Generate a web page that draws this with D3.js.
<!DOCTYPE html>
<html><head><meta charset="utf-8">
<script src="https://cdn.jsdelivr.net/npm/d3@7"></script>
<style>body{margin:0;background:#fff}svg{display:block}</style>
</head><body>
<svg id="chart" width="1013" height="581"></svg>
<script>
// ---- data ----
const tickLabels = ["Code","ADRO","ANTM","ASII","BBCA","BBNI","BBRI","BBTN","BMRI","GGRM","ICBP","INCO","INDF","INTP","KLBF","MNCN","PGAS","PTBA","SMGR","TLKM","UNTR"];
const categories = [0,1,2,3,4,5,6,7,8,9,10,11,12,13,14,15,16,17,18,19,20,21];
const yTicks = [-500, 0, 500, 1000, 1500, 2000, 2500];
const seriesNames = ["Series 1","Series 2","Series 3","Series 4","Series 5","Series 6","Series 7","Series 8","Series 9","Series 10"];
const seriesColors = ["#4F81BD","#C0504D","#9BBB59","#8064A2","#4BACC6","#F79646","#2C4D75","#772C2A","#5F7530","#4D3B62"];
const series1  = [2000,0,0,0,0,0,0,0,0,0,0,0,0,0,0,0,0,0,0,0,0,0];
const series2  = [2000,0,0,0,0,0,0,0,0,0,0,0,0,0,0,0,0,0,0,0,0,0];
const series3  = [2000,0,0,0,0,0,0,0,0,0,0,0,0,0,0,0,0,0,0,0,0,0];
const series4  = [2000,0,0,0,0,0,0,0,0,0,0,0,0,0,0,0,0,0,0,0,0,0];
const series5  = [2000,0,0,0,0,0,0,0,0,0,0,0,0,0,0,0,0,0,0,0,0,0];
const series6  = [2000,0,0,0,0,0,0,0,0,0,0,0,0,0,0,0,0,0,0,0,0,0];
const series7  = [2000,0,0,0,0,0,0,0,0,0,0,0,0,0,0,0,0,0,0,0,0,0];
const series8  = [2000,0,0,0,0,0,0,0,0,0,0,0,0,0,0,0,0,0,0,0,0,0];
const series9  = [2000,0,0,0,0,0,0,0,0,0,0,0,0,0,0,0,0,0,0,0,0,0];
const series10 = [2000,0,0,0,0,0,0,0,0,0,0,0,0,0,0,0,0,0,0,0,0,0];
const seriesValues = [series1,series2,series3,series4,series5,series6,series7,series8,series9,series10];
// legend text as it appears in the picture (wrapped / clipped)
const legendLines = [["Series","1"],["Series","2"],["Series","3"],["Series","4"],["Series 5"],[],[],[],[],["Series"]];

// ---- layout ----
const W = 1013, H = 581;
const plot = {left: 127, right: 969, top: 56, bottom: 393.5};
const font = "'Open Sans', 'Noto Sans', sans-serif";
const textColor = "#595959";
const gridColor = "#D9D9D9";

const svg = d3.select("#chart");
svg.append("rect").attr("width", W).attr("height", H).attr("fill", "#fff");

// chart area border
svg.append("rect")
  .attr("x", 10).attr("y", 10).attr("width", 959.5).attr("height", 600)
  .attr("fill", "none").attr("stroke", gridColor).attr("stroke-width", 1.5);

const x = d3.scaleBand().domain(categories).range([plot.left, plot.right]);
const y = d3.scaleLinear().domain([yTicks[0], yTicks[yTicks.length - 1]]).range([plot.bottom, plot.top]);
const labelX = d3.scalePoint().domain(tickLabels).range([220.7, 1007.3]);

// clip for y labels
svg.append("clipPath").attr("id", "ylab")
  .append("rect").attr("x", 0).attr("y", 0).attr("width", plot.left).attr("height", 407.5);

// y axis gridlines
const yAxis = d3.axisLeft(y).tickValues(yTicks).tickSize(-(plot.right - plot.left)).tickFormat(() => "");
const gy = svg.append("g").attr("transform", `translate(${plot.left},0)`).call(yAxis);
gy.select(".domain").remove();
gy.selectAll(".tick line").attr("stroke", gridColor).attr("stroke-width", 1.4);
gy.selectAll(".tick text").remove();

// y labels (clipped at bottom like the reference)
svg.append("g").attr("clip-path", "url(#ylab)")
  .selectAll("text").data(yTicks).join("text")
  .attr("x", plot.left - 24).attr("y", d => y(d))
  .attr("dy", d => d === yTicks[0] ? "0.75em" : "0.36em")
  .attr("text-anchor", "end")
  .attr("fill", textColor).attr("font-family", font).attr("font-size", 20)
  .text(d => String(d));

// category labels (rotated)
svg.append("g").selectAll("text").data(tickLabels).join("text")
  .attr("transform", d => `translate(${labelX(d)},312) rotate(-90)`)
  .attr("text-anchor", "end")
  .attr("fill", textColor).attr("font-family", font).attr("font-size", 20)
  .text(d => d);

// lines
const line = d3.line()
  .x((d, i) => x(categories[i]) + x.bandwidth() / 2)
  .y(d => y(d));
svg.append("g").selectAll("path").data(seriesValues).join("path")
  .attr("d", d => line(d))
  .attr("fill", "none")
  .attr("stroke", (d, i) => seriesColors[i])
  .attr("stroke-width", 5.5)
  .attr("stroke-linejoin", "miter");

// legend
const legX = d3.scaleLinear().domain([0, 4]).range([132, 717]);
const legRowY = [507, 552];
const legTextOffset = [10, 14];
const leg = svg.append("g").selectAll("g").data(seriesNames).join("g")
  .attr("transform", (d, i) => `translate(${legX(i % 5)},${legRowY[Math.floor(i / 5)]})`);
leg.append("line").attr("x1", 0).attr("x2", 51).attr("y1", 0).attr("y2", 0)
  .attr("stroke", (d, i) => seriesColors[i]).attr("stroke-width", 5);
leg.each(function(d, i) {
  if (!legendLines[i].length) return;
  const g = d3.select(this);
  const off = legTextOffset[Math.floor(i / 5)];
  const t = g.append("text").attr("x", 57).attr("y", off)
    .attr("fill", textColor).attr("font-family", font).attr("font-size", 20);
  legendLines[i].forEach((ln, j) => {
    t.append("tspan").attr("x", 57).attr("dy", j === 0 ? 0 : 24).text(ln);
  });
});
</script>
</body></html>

### Requirements
Retype all of the material above with every character intact.

### Result of the task
Generate a web page that draws this with D3.js.
<!DOCTYPE html>
<html><head><meta charset="utf-8">
<script src="https://cdn.jsdelivr.net/npm/d3@7"></script>
<style>body{margin:0;background:#fff}svg{display:block}</style>
</head><body>
<svg id="chart" width="1013" height="581"></svg>
<script>
// ---- data ----
const tickLabels = ["Code","ADRO","ANTM","ASII","BBCA","BBNI","BBRI","BBTN","BMRI","GGRM","ICBP","INCO","INDF","INTP","KLBF","MNCN","PGAS","PTBA","SMGR","TLKM","UNTR"];
const categories = [0,1,2,3,4,5,6,7,8,9,10,11,12,13,14,15,16,17,18,19,20,21];
const yTicks = [-500, 0, 500, 1000, 1500, 2000, 2500];
const seriesNames = ["Series 1","Series 2","Series 3","Series 4","Series 5","Series 6","Series 7","Series 8","Series 9","Series 10"];
const seriesColors = ["#4F81BD","#C0504D","#9BBB59","#8064A2","#4BACC6","#F79646","#2C4D75","#772C2A","#5F7530","#4D3B62"];
const series1  = [2000,0,0,0,0,0,0,0,0,0,0,0,0,0,0,0,0,0,0,0,0,0];
const series2  = [2000,0,0,0,0,0,0,0,0,0,0,0,0,0,0,0,0,0,0,0,0,0];
const series3  = [2000,0,0,0,0,0,0,0,0,0,0,0,0,0,0,0,0,0,0,0,0,0];
const series4  = [2000,0,0,0,0,0,0,0,0,0,0,0,0,0,0,0,0,0,0,0,0,0];
const series5  = [2000,0,0,0,0,0,0,0,0,0,0,0,0,0,0,0,0,0,0,0,0,0];
const series6  = [2000,0,0,0,0,0,0,0,0,0,0,0,0,0,0,0,0,0,0,0,0,0];
const series7  = [2000,0,0,0,0,0,0,0,0,0,0,0,0,0,0,0,0,0,0,0,0,0];
const series8  = [2000,0,0,0,0,0,0,0,0,0,0,0,0,0,0,0,0,0,0,0,0,0];
const series9  = [2000,0,0,0,0,0,0,0,0,0,0,0,0,0,0,0,0,0,0,0,0,0];
const series10 = [2000,0,0,0,0,0,0,0,0,0,0,0,0,0,0,0,0,0,0,0,0,0];
const seriesValues = [series1,series2,series3,series4,series5,series6,series7,series8,series9,series10];
// legend text as it appears in the picture (wrapped / clipped)
const legendLines = [["Series","1"],["Series","2"],["Series","3"],["Series","4"],["Series 5"],[],[],[],[],["Series"]];

// ---- layout ----
const W = 1013, H = 581;
const plot = {left: 127, right: 969, top: 56, bottom: 393.5};
const font = "'Open Sans', 'Noto Sans', sans-serif";
const textColor = "#595959";
const gridColor = "#D9D9D9";

const svg = d3.select("#chart");
svg.append("rect").attr("width", W).attr("height", H).attr("fill", "#fff");

// chart area border
svg.append("rect")
  .attr("x", 10).attr("y", 10).attr("width", 959.5).attr("height", 600)
  .attr("fill", "none").attr("stroke", gridColor).attr("stroke-width", 1.5);

const x = d3.scaleBand().domain(categories).range([plot.left, plot.right]);
const y = d3.scaleLinear().domain([yTicks[0], yTicks[yTicks.length - 1]]).range([plot.bottom, plot.top]);
const labelX = d3.scalePoint().domain(tickLabels).range([220.7, 1007.3]);

// clip for y labels
svg.append("clipPath").attr("id", "ylab")
  .append("rect").attr("x", 0).attr("y", 0).attr("width", plot.left).attr("height", 407.5);

// y axis gridlines
const yAxis = d3.axisLeft(y).tickValues(yTicks).tickSize(-(plot.right - plot.left)).tickFormat(() => "");
const gy = svg.append("g").attr("transform", `translate(${plot.left},0)`).call(yAxis);
gy.select(".domain").remove();
gy.selectAll(".tick line").attr("stroke", gridColor).attr("stroke-width", 1.4);
gy.selectAll(".tick text").remove();

// y labels (clipped at bottom like the reference)
svg.append("g").attr("clip-path", "url(#ylab)")
  .selectAll("text").data(yTicks).join("text")
  .attr("x", plot.left - 24).attr("y", d => y(d))
  .attr("dy", d => d === yTicks[0] ? "0.75em" : "0.36em")
  .attr("text-anchor", "end")
  .attr("fill", textColor).attr("font-family", font).attr("font-size", 20)
  .text(d => String(d));

// category labels (rotated)
svg.append("g").selectAll("text").data(tickLabels).join("text")
  .attr("transform", d => `translate(${labelX(d)},312) rotate(-90)`)
  .attr("text-anchor", "end")
  .attr("fill", textColor).attr("font-family", font).attr("font-size", 20)
  .text(d => d);

// lines
const line = d3.line()
  .x((d, i) => x(categories[i]) + x.bandwidth() / 2)
  .y(d => y(d));
svg.append("g").selectAll("path").data(seriesValues).join("path")
  .attr("d", d => line(d))
  .attr("fill", "none")
  .attr("stroke", (d, i) => seriesColors[i])
  .attr("stroke-width", 5.5)
  .attr("stroke-linejoin", "miter");

// legend
const legX = d3.scaleLinear().domain([0, 4]).range([132, 717]);
const legRowY = [507, 552];
const legTextOffset = [10, 14];
const leg = svg.append("g").selectAll("g").data(seriesNames).join("g")
  .attr("transform", (d, i) => `translate(${legX(i % 5)},${legRowY[Math.floor(i / 5)]})`);
leg.append("line").attr("x1", 0).attr("x2", 51).attr("y1", 0).attr("y2", 0)
  .attr("stroke", (d, i) => seriesColors[i]).attr("stroke-width", 5);
leg.each(function(d, i) {
  if (!legendLines[i].length) return;
  const g = d3.select(this);
  const off = legTextOffset[Math.floor(i / 5)];
  const t = g.append("text").attr("x", 57).attr("y", off)
    .attr("fill", textColor).attr("font-family", font).attr("font-size", 20);
  legendLines[i].forEach((ln, j) => {
    t.append("tspan").attr("x", 57).attr("dy", j === 0 ? 0 : 24).text(ln);
  });
});
</script>
</body></html>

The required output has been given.